In addition, you gain a +2 bonus to Strength and Constitution (total +8), and a +1 morale bonus to Will save (total +4).

Drawback: You must attack those you perceives as foes to the best of your ability. Should you run out of enemies before your frenzy expires, your rampage continues. You must then attack the nearest creature (determine randomly if several potential foes are equidistant) and fight that opponent without regard to friendship, innocence, or health (the target's or your own).

Mythic Rage
Save to End: DC 25
Save to Reduce: DC 20
Benefit: Once per round, you may reroll an attack or damage roll. You must accept the results of the new roll, even if they are worse than the original.

In addition, you gain a +2 bonus to Strength and Constitution (total +10), and a +1 morale bonus to Will save (total +5).

Drawback: After choosing a target, you must continue attacking it until it stops moving due to death, unconsciousness, or paralysis. A target may make a Bluff check to play dead, opposed by the Barbarian’s Sense Motive.

Epic Rage
Save to End: DC 30
Save to Reduce: DC 25
Benefit: You cannot die. You are immune to death effects and massive damage, and gain Regeneration equal to your Constitution modifier. This Regeneration is not bypassed by any damage type.

In addition, you gain a +2 bonus to Strength and Constitution (total +12), and a +1 morale bonus to Will save (total +6).
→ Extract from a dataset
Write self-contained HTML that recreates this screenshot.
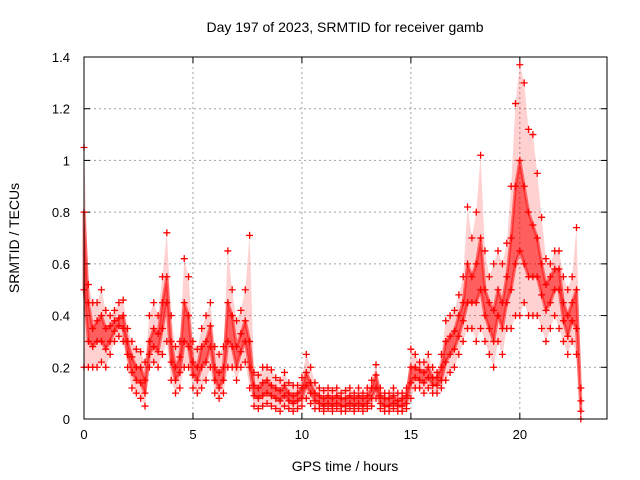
<!DOCTYPE html>
<html><head><meta charset="utf-8"><style>
body{margin:0;background:#fff}
svg{display:block;font-family:"Liberation Sans",sans-serif}
</style></head><body>
<svg id="c" width="640" height="480"></svg>
<script>
const times=[0.0,0.2,0.4,0.6,0.8,1.0,1.2,1.4,1.6,1.8,2.0,2.2,2.4,2.6,2.8,3.0,3.2,3.4,3.6,3.8,4.0,4.2,4.4,4.6,4.8,5.0,5.2,5.4,5.6,5.8,6.0,6.2,6.4,6.6,6.8,7.0,7.2,7.4,7.6,7.8,8.0,8.2,8.4,8.6,8.8,9.0,9.2,9.4,9.6,9.8,10.0,10.2,10.4,10.6,10.8,11.0,11.2,11.4,11.6,11.8,12.0,12.2,12.4,12.6,12.8,13.0,13.2,13.4,13.6,13.8,14.0,14.2,14.4,14.6,14.8,15.0,15.2,15.4,15.6,15.8,16.0,16.2,16.4,16.6,16.8,17.0,17.2,17.4,17.6,17.8,18.0,18.2,18.4,18.6,18.8,19.0,19.2,19.4,19.6,19.8,20.0,20.2,20.4,20.6,20.8,21.0,21.2,21.4,21.6,21.8,22.0,22.2,22.4,22.6,22.8];
const lowVals=[0.2,0.2,0.2,0.2,0.22,0.2,0.25,0.3,0.32,0.3,0.2,0.12,0.1,0.08,0.05,0.2,0.22,0.2,0.25,0.3,0.15,0.1,0.12,0.2,0.2,0.12,0.1,0.12,0.15,0.2,0.1,0.08,0.1,0.2,0.2,0.15,0.2,0.22,0.12,0.05,0.04,0.05,0.06,0.05,0.04,0.03,0.05,0.04,0.03,0.04,0.05,0.08,0.06,0.04,0.04,0.03,0.04,0.03,0.04,0.03,0.03,0.04,0.03,0.04,0.03,0.04,0.05,0.08,0.04,0.03,0.03,0.04,0.03,0.03,0.04,0.08,0.12,0.12,0.1,0.12,0.1,0.1,0.12,0.15,0.18,0.2,0.25,0.3,0.35,0.35,0.3,0.35,0.3,0.25,0.2,0.3,0.25,0.35,0.35,0.4,0.4,0.45,0.4,0.4,0.4,0.35,0.3,0.35,0.4,0.35,0.3,0.25,0.3,0.25,0.0];
const lowMidVals=[0.5,0.3,0.28,0.3,0.3,0.27,0.3,0.34,0.36,0.35,0.25,0.18,0.15,0.14,0.1,0.25,0.28,0.26,0.35,0.45,0.22,0.15,0.18,0.3,0.28,0.17,0.15,0.2,0.22,0.28,0.15,0.12,0.15,0.3,0.28,0.2,0.26,0.3,0.2,0.09,0.08,0.09,0.1,0.09,0.08,0.07,0.09,0.07,0.06,0.07,0.08,0.13,0.1,0.07,0.06,0.05,0.06,0.05,0.06,0.05,0.05,0.06,0.05,0.06,0.05,0.06,0.08,0.12,0.06,0.05,0.05,0.06,0.05,0.05,0.06,0.14,0.16,0.15,0.14,0.16,0.13,0.13,0.15,0.22,0.25,0.27,0.32,0.38,0.45,0.45,0.45,0.5,0.4,0.35,0.3,0.4,0.35,0.45,0.5,0.6,0.65,0.6,0.55,0.55,0.55,0.48,0.42,0.45,0.5,0.5,0.38,0.32,0.38,0.35,0.03];
const highMidVals=[0.8,0.45,0.35,0.38,0.4,0.35,0.36,0.38,0.39,0.4,0.3,0.24,0.2,0.2,0.15,0.3,0.35,0.33,0.45,0.55,0.3,0.2,0.24,0.45,0.4,0.22,0.2,0.28,0.3,0.36,0.2,0.18,0.2,0.45,0.4,0.28,0.33,0.38,0.3,0.13,0.12,0.14,0.15,0.13,0.12,0.11,0.13,0.1,0.09,0.1,0.12,0.18,0.14,0.1,0.09,0.08,0.09,0.08,0.09,0.08,0.08,0.09,0.08,0.09,0.08,0.09,0.12,0.17,0.09,0.08,0.08,0.09,0.07,0.08,0.09,0.2,0.2,0.19,0.18,0.2,0.16,0.16,0.2,0.3,0.32,0.34,0.4,0.45,0.6,0.55,0.6,0.7,0.5,0.45,0.42,0.5,0.45,0.55,0.7,0.9,1.0,0.9,0.8,0.75,0.7,0.6,0.52,0.55,0.58,0.58,0.45,0.4,0.45,0.5,0.07];
const highVals=[1.05,0.52,0.45,0.45,0.5,0.42,0.4,0.42,0.45,0.46,0.35,0.3,0.27,0.26,0.22,0.4,0.45,0.4,0.55,0.72,0.4,0.28,0.3,0.62,0.55,0.3,0.27,0.35,0.4,0.45,0.28,0.25,0.28,0.65,0.5,0.38,0.42,0.5,0.71,0.18,0.17,0.2,0.2,0.19,0.16,0.15,0.18,0.14,0.13,0.13,0.16,0.25,0.2,0.14,0.12,0.11,0.12,0.11,0.12,0.1,0.11,0.12,0.1,0.12,0.1,0.12,0.15,0.21,0.12,0.1,0.1,0.12,0.1,0.1,0.12,0.27,0.25,0.22,0.22,0.25,0.2,0.18,0.25,0.38,0.4,0.42,0.48,0.55,0.82,0.7,0.8,1.02,0.65,0.55,0.6,0.65,0.6,0.68,0.9,1.22,1.37,1.3,1.12,1.1,0.95,0.78,0.62,0.6,0.65,0.65,0.55,0.5,0.55,0.74,0.12];
const xTicks=[0,5,10,15,20];
const yTicks=[0,0.2,0.4,0.6,0.8,1,1.2,1.4];
const yTickLabels=["0","0.2","0.4","0.6","0.8","1","1.2","1.4"];

const L=84,R=607,T=57,B=419;
const xs=v=>L+(v/24)*(R-L);
const ys=v=>B-(v/1.4)*(B-T);
const NS="http://www.w3.org/2000/svg";
const svg=document.getElementById('c');
function mk(tag,attrs,parent){const e=document.createElementNS(NS,tag);for(const k in attrs)e.setAttribute(k,attrs[k]);(parent||svg).appendChild(e);return e;}

const grid=mk('g',{});


xTicks.forEach(v=>{
  if(v>0){mk('line',{x1:xs(v),x2:xs(v),y1:T,y2:B,stroke:'#a0a0a0','stroke-dasharray':'2,3'},grid);}
  mk('line',{x1:xs(v),x2:xs(v),y1:B,y2:B-6,stroke:'#000'},grid);
  mk('line',{x1:xs(v),x2:xs(v),y1:T,y2:T+6,stroke:'#000'},grid);
  const t=mk('text',{x:xs(v),y:B+20,'text-anchor':'middle','font-size':'13',fill:'#000'});
  t.textContent=v;
  
  
});
yTicks.forEach((v,i)=>{
  if(v>0&&v<1.4){mk('line',{x1:L,x2:R,y1:ys(v),y2:ys(v),stroke:'#a0a0a0','stroke-dasharray':'2,3'},grid);}
  mk('line',{x1:L,x2:L+6,y1:ys(v),y2:ys(v),stroke:'#000'},grid);
  mk('line',{x1:R,x2:R-6,y1:ys(v),y2:ys(v),stroke:'#000'},grid);
  const t=mk('text',{x:L-14,y:ys(v)+5,'text-anchor':'end','font-size':'13',fill:'#000'});
  t.textContent=yTickLabels[i];
  
  
});

function bandPath(top,bot){
  let d='';
  times.forEach((t,i)=>{d+=(i?'L':'M')+xs(t)+','+ys(top[i]);});
  for(let i=times.length-1;i>=0;i--){d+='L'+xs(times[i])+','+ys(bot[i]);}
  return d+'Z';
}
const outer=mk('path',{d:bandPath(highVals,lowVals),fill:'#ff0000','fill-opacity':'0.18',stroke:'none'});


const inner=mk('path',{d:bandPath(highMidVals,lowMidVals),fill:'#ff0000','fill-opacity':'0.55',stroke:'#ff0000','stroke-opacity':'0.5','stroke-width':'3','stroke-linejoin':'round'});



const pts=mk('g',{stroke:'#ff0000','stroke-width':'1.3',fill:'none'});


[lowVals,lowMidVals,highMidVals,highVals].forEach(arr=>{
  arr.forEach((v,i)=>{
    const x=xs(times[i]),y=ys(v);
    const p=mk('path',{d:`M${x-3.5},${y}H${x+3.5}M${x},${y-3.5}V${y+3.5}`},pts);
    
    
  });
});

const frame=mk('rect',{x:L,y:T,width:R-L,height:B-T,fill:'none',stroke:'#000'});



const title=mk('text',{x:345,y:32,'text-anchor':'middle','font-size':'14',fill:'#000'});
title.textContent='Day 197 of 2023, SRMTID for receiver gamb';


const xl=mk('text',{x:345,y:471,'text-anchor':'middle','font-size':'14',fill:'#000'});
xl.textContent='GPS time / hours';


const yl=mk('text',{x:0,y:0,'text-anchor':'middle','font-size':'14',fill:'#000',transform:'translate(19,238) rotate(-90)'});
yl.textContent='SRMTID / TECUs';


</script>
</body></html>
Drawback: You cannot distinguish between friends and foes— instead, you simply attack the nearest, largest, or most threatening target. You may make a DC 25 Will save to tell if a target is a friend or a foe, but you forget as soon as you attack a different target.

Brute Powers: A Barbarian possesses a variety of special techniques and abilities, known as Brute Powers. All Brute Powers are Extraordinary Abilities, unless otherwise specified. The save DC against a Brute Power (if relevant) is 10 + 1/2 Barbarian level + Strength modifier.

The four grades of Brute Powers, in order of their relative power, are Mortal, Heroic, Legendary, and Mythic. A Barbarian begins with knowledge of one Brute Power, which must be of the lowest grade (Mortal). As a Barbarian gains levels, he learns new Brute Powers, as summarized on the table above and described below.

At any level when a Barbarian learns a new Brute Power, he can also replace an Brute Power he already knows with another Brute Power of the same or a lower grade. At 6th level, a Barbarian can replace a Mortal Brute Power he knows with a different Mortal Brute Power (in addition to learning a new Brute Power, which could be either Mortal or Heroic). At 11th level, a Barbarian can replace a Mortal or Heroic Brute Power he knows with another Brute Power of the same or a lower grade (in addition to learning a new Brute Power, which could be Mortal, Heroic, or Legendary). At 16th level, a Barbarian can replace a Mortal, Heroic, or Legendary Brute Power he knows with another Brute Power of the same or a lower grade (in addition to learning a new Brute Power, which could be Mortal, Heroic, Legendary, or Mythic).

Power Attack: At 1st level, a Barbarian gains Power Attack as a bonus feat.
Giants and Graveyards: Discard this ability

Fearless (Ex): Beginning at 2nd level, a Barbarian gains immunity to fear, magical or otherwise.

Uncanny Dodge (Ex): At 2nd level, a Barbarian retains his Dexterity bonus to AC (if any) even if he is caught flat-footed or struck by an invisible attacker. However, he still loses his Dexterity bonus to AC if immobilized. If a Barbarian already has uncanny dodge from a different class, he automatically gains improved uncanny dodge instead.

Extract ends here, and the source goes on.